Following the first publication Jane Lowe, director of markets at the IMA, said the CPS “doesn’t quite understand what the sectors are all about”.
But in the final 216-page report Mr Johnson added fresh material and argued that the IMA’s stewardship of the fund sectors, which aims to make the performance of similar funds easily comparable, has been flawed.
He claimed the IMA was “unwittingly complicit” in the Arch Cru situation, because it allowed two funds in the Arch Cru range to be listed in its IMA Cautious Managed sector, including its biggest product, the CF Arch Cru Investment Portfolio.
The labelling of the Arch Cru funds as ‘cautious’ was called into question after they were suspended due to a lack of liquidity from a series of controversial investments.
The IMA has since renamed the Cautious Managed sector as Mixed Investment 20-60 per cent Shares.
Mr Johnson also called for the IMA Absolute Return and Protected sector names to be scrapped, quoting 2011 figures that show the majority of funds in both sectors lost money. The IMA is consulting with members about revamping the Absolute Return sector.
“The labels can be debated, but the key issue is whether the IMA should be involved at all in the categorisation of funds,” Mr Johnson added.
“This is a role extension well beyond what is ordinarily considered a conventional remit for a trade body, which is to represent the interests of its members.
“Given that the industry’s interests are not always aligned with savers’ and investors’, the IMA’s involvement is contentious because it is financed by the industry.”
A spokesperson for the IMA said: “There are many sector providers – Lipper, Morningstar, the Association of British Insurers and the European Fund Classification Forum. Sector information is free to the user, and use is voluntary.”

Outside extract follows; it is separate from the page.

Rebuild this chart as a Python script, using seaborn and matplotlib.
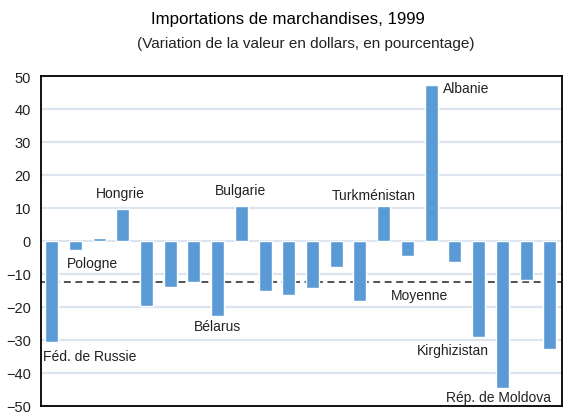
import pandas as pd
import matplotlib.pyplot as plt
import seaborn as sns

# variation of merchandise imports, 1999 (%)
values = [-30.5, -2.8, 1.0, 9.8, -19.6, -13.8, -12.3, -22.6, 10.5, -15.3, -16.5,
          -14.4, -8.0, -18.1, 10.5, -4.4, 47.3, -6.5, -29.0, -44.7, -11.7, -32.7]
average = -12.3
yticks = [-50, -40, -30, -20, -10, 0, 10, 20, 30, 40, 50]

# (text, x index, y value, alignment)
labels = [
    ("Féd. de Russie", -0.36, -35.0, "left"),
    ("Pologne", 0.65, -6.8, "left"),
    ("Hongrie", 2.9, 14.4, "center"),
    ("Bélarus", 6.98, -25.8, "center"),
    ("Bulgarie", 7.97, 15.3, "center"),
    ("Turkménistan", 13.6, 13.9, "center"),
    ("Albanie", 16.5, 46.5, "left"),
    ("Moyenne", 15.5, -16.3, "center"),
    ("Kirghizistan", 16.93, -33.0, "center"),
    ("Rép. de Moldova", 18.83, -47.2, "center"),
]

data = pd.DataFrame({"idx": range(len(values)), "value": values})

sns.set_style("white")
plt.rcParams["font.family"] = ["Liberation Sans", "DejaVu Sans"]

fig = plt.figure(figsize=(5.65, 4.14), dpi=100)
ax = fig.add_axes([0.072, 0.017, 0.922, 0.797])

for t in yticks:
    ax.axhline(t, color="#dbe4ef", linewidth=1.6, zorder=0)
ax.axhline(average, color="#222222", linewidth=1.1, linestyle=(0, (4.5, 3)), zorder=1)

sns.barplot(data=data, x="idx", y="value", color="#5b9bd5", saturation=1,
            width=0.55, ax=ax, zorder=2)

for text, x, y, ha in labels:
    ax.text(x, y, text, ha=ha, va="center", fontsize=10, color="#222222")

ax.set_xlim(-0.46, 21.5)
ax.set_ylim(-50, 50)
ax.set_yticks(yticks)
ax.set_xticks([])
ax.set_xlabel("")
ax.set_ylabel("")
ax.tick_params(axis="y", length=0, pad=7, labelsize=10.5, labelcolor="#222222")
for s in ax.spines.values():
    s.set_visible(True)
    s.set_color("black")
    s.set_linewidth(1.3)

fig.text(0.51, 0.952, "Importations de marchandises, 1999", ha="center", va="center",
         fontsize=12.2, color="black")
fig.text(0.542, 0.893, "(Variation de la valeur en dollars, en pourcentage)",
         ha="center", va="center", fontsize=11, color="#222222")

fig.savefig("out.png", dpi=100)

The spokesperson also stated that sectors are monitored by Morningstar, adding that “recent consumer research indicated consumers do not use sectors extensively”.
Elsewhere in the paper, Mr Johnson claimed the FSA’s RDR project had failed to address the “central issue” of what constitutes good advice, and called for the “irretrievably damaged brand” of ‘independent financial adviser’ to be scrapped in favour of ‘financial planner’.